◆ **WRITTEN TASK**: Carry none of the pictures over; write out the complete data exactly.

◆ **SOURCE MATERIAL**:
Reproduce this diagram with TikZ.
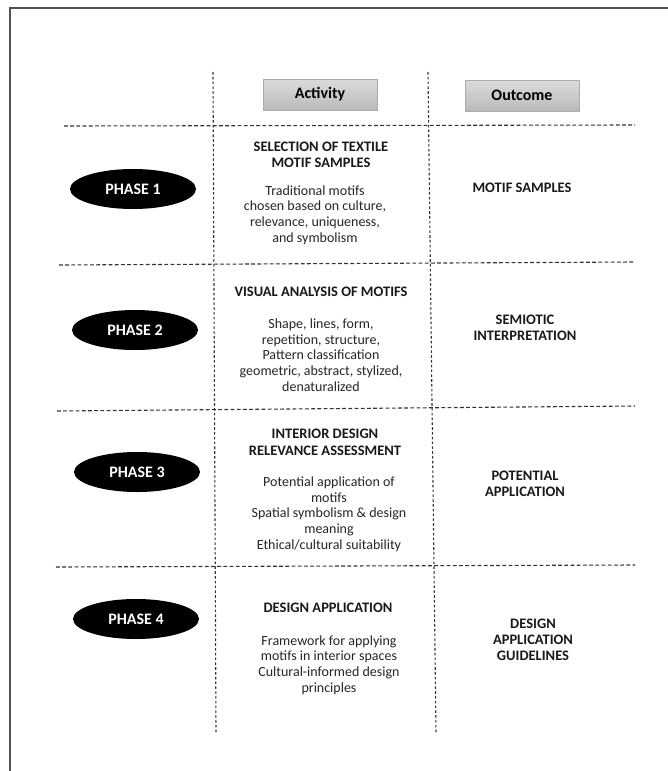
\documentclass[tikz,border=0pt]{standalone}
\usepackage{fontspec}
\setmainfont{Carlito}
\usetikzlibrary{shapes.geometric}
\begin{document}
\begin{tikzpicture}[x=1pt,y=-1pt,
  hgrid/.style={draw=black!80,line width=1.1pt,dash pattern=on 3.8pt off 2.4pt},
  vgrid/.style={draw=black!80,line width=1.1pt,dash pattern=on 2.6pt off 2.2pt},
  hdr/.style={draw=black!33,line width=0.9pt,top color=black!14,bottom color=black!27,
    minimum width=114pt,minimum height=31pt,inner sep=0pt,font=\fontsize{16}{18}\selectfont\bfseries},
  phase/.style={ellipse,fill=black,minimum width=126pt,minimum height=40pt,inner sep=0pt,
    text=white,font=\fontsize{16}{18}\selectfont\bfseries},
  ttl/.style={align=center,inner sep=0pt,text=black!90,font=\fontsize{14.5}{16.5}\selectfont\bfseries},
  body/.style={align=center,inner sep=0pt,text=black!85,font=\fontsize{14}{15.7}\selectfont},
  outtxt/.style={align=center,inner sep=0pt,text=black!90,font=\fontsize{14.5}{16}\selectfont\bfseries}]
\useasboundingbox (0,0) rectangle (667,771);
\fill[white] (0,0) rectangle (667,771);
% frame
\draw[black!68,line width=2pt] (10,800) -- (10,7.5) -- (700,7.5);
% grid lines
\coordinate (v1a) at (213,72); \coordinate (v1b) at (216,733);
\coordinate (v2a) at (428,72); \coordinate (v2b) at (436,733);
\draw[vgrid] (v1a) -- (v1b);
\draw[vgrid] (v2a) -- (v2b);
\coordinate (h1a) at (64,126); \coordinate (h1b) at (635,125);
\coordinate (h2a) at (59,265); \coordinate (h2b) at (635,262);
\coordinate (h3a) at (57,411); \coordinate (h3b) at (635,406);
\coordinate (h4a) at (56,567); \coordinate (h4b) at (635,565);
\draw[hgrid] (h1a) -- (h1b);
\draw[hgrid] (h2a) -- (h2b);
\draw[hgrid] (h3a) -- (h3b);
\draw[hgrid] (h4a) -- (h4b);
% headers
\node[hdr] (act) at (320,94.5) {Activity};
\node[hdr] (outc) at (522,95.5) {Outcome};
% phases
\node[phase] (p1) at (133,189) {PHASE 1};
\node[phase] (p2) at (135,330) {PHASE 2};
\node[phase] (p3) at (137,472) {PHASE 3};
\node[phase] (p4) at (136,619) {PHASE 4};
% activities
\node[ttl] (a1t) at (321,155) {SELECTION OF TEXTILE\\MOTIF SAMPLES};
\node[body] (a1b) at (315,215) {Traditional motifs\\chosen based on culture,\\relevance, uniqueness,\\and symbolism};
\node[ttl] (a2t) at (321,292) {VISUAL ANALYSIS OF MOTIFS};
\node[body] (a2b) at (321,355) {Shape, lines, form,\\repetition, structure,\\Pattern classification\\geometric, abstract, stylized,\\denaturalized};
\node[ttl] (a3t) at (325,442.5) {INTERIOR DESIGN\\RELEVANCE ASSESSMENT};
\node[body] (a3b) at (329,514) {Potential application of\\motifs\\Spatial symbolism \& design\\meaning\\Ethical/cultural suitability};
\node[ttl] (a4t) at (328,608) {DESIGN APPLICATION};
\node[body] (a4b) at (329,665) {Framework for applying\\motifs in interior spaces\\Cultural-informed design\\principles};
% outcomes
\node[outtxt] (o1) at (522,188) {MOTIF SAMPLES};
\node[outtxt] (o2) at (525,328) {SEMIOTIC\\INTERPRETATION};
\node[outtxt] (o3) at (525,484) {POTENTIAL\\APPLICATION};
\node[outtxt] (o4) at (533,640) {DESIGN\\APPLICATION\\GUIDELINES};
\end{tikzpicture}
\end{document}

◆ **FINAL RESULT**:
Reproduce this diagram with TikZ.
\documentclass[tikz,border=0pt]{standalone}
\usepackage{fontspec}
\setmainfont{Carlito}
\usetikzlibrary{shapes.geometric}
\begin{document}
\begin{tikzpicture}[x=1pt,y=-1pt,
  hgrid/.style={draw=black!80,line width=1.1pt,dash pattern=on 3.8pt off 2.4pt},
  vgrid/.style={draw=black!80,line width=1.1pt,dash pattern=on 2.6pt off 2.2pt},
  hdr/.style={draw=black!33,line width=0.9pt,top color=black!14,bottom color=black!27,
    minimum width=114pt,minimum height=31pt,inner sep=0pt,font=\fontsize{16}{18}\selectfont\bfseries},
  phase/.style={ellipse,fill=black,minimum width=126pt,minimum height=40pt,inner sep=0pt,
    text=white,font=\fontsize{16}{18}\selectfont\bfseries},
  ttl/.style={align=center,inner sep=0pt,text=black!90,font=\fontsize{14.5}{16.5}\selectfont\bfseries},
  body/.style={align=center,inner sep=0pt,text=black!85,font=\fontsize{14}{15.7}\selectfont},
  outtxt/.style={align=center,inner sep=0pt,text=black!90,font=\fontsize{14.5}{16}\selectfont\bfseries}]
\useasboundingbox (0,0) rectangle (667,771);
\fill[white] (0,0) rectangle (667,771);
% frame
\draw[black!68,line width=2pt] (10,800) -- (10,7.5) -- (700,7.5);
% grid lines
\coordinate (v1a) at (213,72); \coordinate (v1b) at (216,733);
\coordinate (v2a) at (428,72); \coordinate (v2b) at (436,733);
\draw[vgrid] (v1a) -- (v1b);
\draw[vgrid] (v2a) -- (v2b);
\coordinate (h1a) at (64,126); \coordinate (h1b) at (635,125);
\coordinate (h2a) at (59,265); \coordinate (h2b) at (635,262);
\coordinate (h3a) at (57,411); \coordinate (h3b) at (635,406);
\coordinate (h4a) at (56,567); \coordinate (h4b) at (635,565);
\draw[hgrid] (h1a) -- (h1b);
\draw[hgrid] (h2a) -- (h2b);
\draw[hgrid] (h3a) -- (h3b);
\draw[hgrid] (h4a) -- (h4b);
% headers
\node[hdr] (act) at (320,94.5) {Activity};
\node[hdr] (outc) at (522,95.5) {Outcome};
% phases
\node[phase] (p1) at (133,189) {PHASE 1};
\node[phase] (p2) at (135,330) {PHASE 2};
\node[phase] (p3) at (137,472) {PHASE 3};
\node[phase] (p4) at (136,619) {PHASE 4};
% activities
\node[ttl] (a1t) at (321,155) {SELECTION OF TEXTILE\\MOTIF SAMPLES};
\node[body] (a1b) at (315,215) {Traditional motifs\\chosen based on culture,\\relevance, uniqueness,\\and symbolism};
\node[ttl] (a2t) at (321,292) {VISUAL ANALYSIS OF MOTIFS};
\node[body] (a2b) at (321,355) {Shape, lines, form,\\repetition, structure,\\Pattern classification\\geometric, abstract, stylized,\\denaturalized};
\node[ttl] (a3t) at (325,442.5) {INTERIOR DESIGN\\RELEVANCE ASSESSMENT};
\node[body] (a3b) at (329,514) {Potential application of\\motifs\\Spatial symbolism \& design\\meaning\\Ethical/cultural suitability};
\node[ttl] (a4t) at (328,608) {DESIGN APPLICATION};
\node[body] (a4b) at (329,665) {Framework for applying\\motifs in interior spaces\\Cultural-informed design\\principles};
% outcomes
\node[outtxt] (o1) at (522,188) {MOTIF SAMPLES};
\node[outtxt] (o2) at (525,328) {SEMIOTIC\\INTERPRETATION};
\node[outtxt] (o3) at (525,484) {POTENTIAL\\APPLICATION};
\node[outtxt] (o4) at (533,640) {DESIGN\\APPLICATION\\GUIDELINES};
\end{tikzpicture}
\end{document}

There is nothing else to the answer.